I’m writing this post while I am listening in to an online webinar. Why am I multitasking? Well the content is really interesting, but one of the hosts just had an experience fumbling around trying to figure out how to run the webinar and she apologized to us by saying
“Oh I’m so retarded. ” My heart sank. I stopped hearing anything else that was being said and I typed a message to the host that said,
“The word retarded is offensive to me, my son has Down syndrome. Please refrain from using that word to make fun of yourself. It is disrespectful to people with developmental disabilities. Thank you.
She did write me back during the webinar ( just a few moments ago) to say she was sorry about that and that she will [refrain].
I wonder if that moment between the two of us will make a difference the next time she thinks of using that word? I have no idea. But for me, it’s important to advocate for my son and others who have intellectual disabilities.
I know that most people have no idea that the word “retarded” could really be hurtful. And just so we are clear, I used to use that word myself. I had no clue. I wasn’t ever told that the word could be hurtful. I had never made the connection. It just seemed like a word used to make fun of myself.
However, on February 4th 2009, my understanding of the word changed when I gave birth to my son Max. I learned early on that the way the word retarded is used really does hurt people. I realized it was up to me to share the information. It was up to me to change my own language. It was up to me to advocate for my son. I don’t get angry when someone says it… well maybe a little. Mostly my heart sinks because I know I need to say something to advocate for my son and it’s not always an easy thing to bring up. Some people get defensive, argue with me and feel the need to tell me I’m wrong. I usually just say to someone “ouch, that word actually hurts me when I hear it.” It’s a new experience every time I hear it. I’ve learned ways to be helpful instead of being mean to them. That never works. Trust me. I have to remember not to take it personally, but to use the opportunity to educate with a loving and understanding heart.
The other day I had to take my son to the doctor to check his ears for infection. When the doctor came in to see him, he said “Oh you have a Downs.” I hear this a lot and it makes me shudder. No actually, I have a son who has Down syndrome. Not a “Downs,” or a “Downs baby.” It’s a shift in language that puts the individual first and the diagnosis second. My son is not his diagnosis. He is an incredible little boy with a lot of unique characteristics that make him who he is. Another example would be if someone called my friend who has cancer a “Cancer girl.” Or a “Cancer.” No she is not the diagnosis. She is a girl with a name who happens to have cancer. It’s the same with children and adults who have autism etc. Language Matters.

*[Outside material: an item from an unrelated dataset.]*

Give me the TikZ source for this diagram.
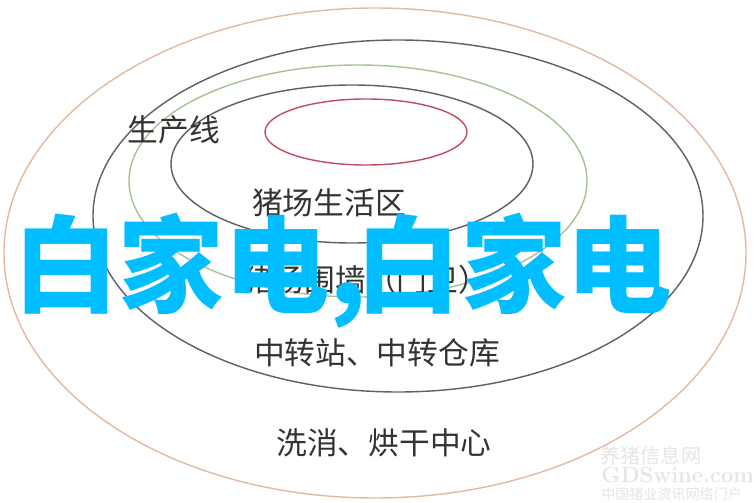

“Spread the Word to End the Word” Is a message that I feel strongly about. John C McGinley from the tv show Scrubs shares his feelings about the word retard and retarded in this video. He too has a son named Max who has Down syndrome.
I’ve made the commitment to replace the word “retarded” with the word “ridiculous”. Won’t you join me?
-Catherine Just is an award winning, published photographer gracing the cover of National Geographic and inside Oprah.com. She leads Soul*Full retreats for women and the Soul*Full eCourse. She’s also the proud mama to her son Max Harrison who happens to have Down syndrome.
You can find out more on her website at http://www.catherinejust.com or on Max’s Blog http://www.hang-on-little-tomato.blogspot.com
For more information on Down Syndrome:
NDSS
Many of us remember the old rhyme…sticks and stones may break my bones but names will never harm me.
Unfortunately, that old rhyme was not true back then…and it is not true now. Names or words can be very hurtful, especially to young children. It’s especially important for parents (and other child-care-giving adults) to mind what they say…children will naturally mimic the adults around them.
Thanks so much for this post on a topic of great relevance to every parent and teacher. Shelly, you always provide valuable info and excellent advice! I look forward to reading your blog and newsletter in 2012!
@viviankirkfield Thanks Vivian! I’m so glad you’re here and I loved your take on this. It’s so true that children mimic the adults around them for better or for worse. Now I guess it’s our job to be the kinds of adults we WANT our children to mimic!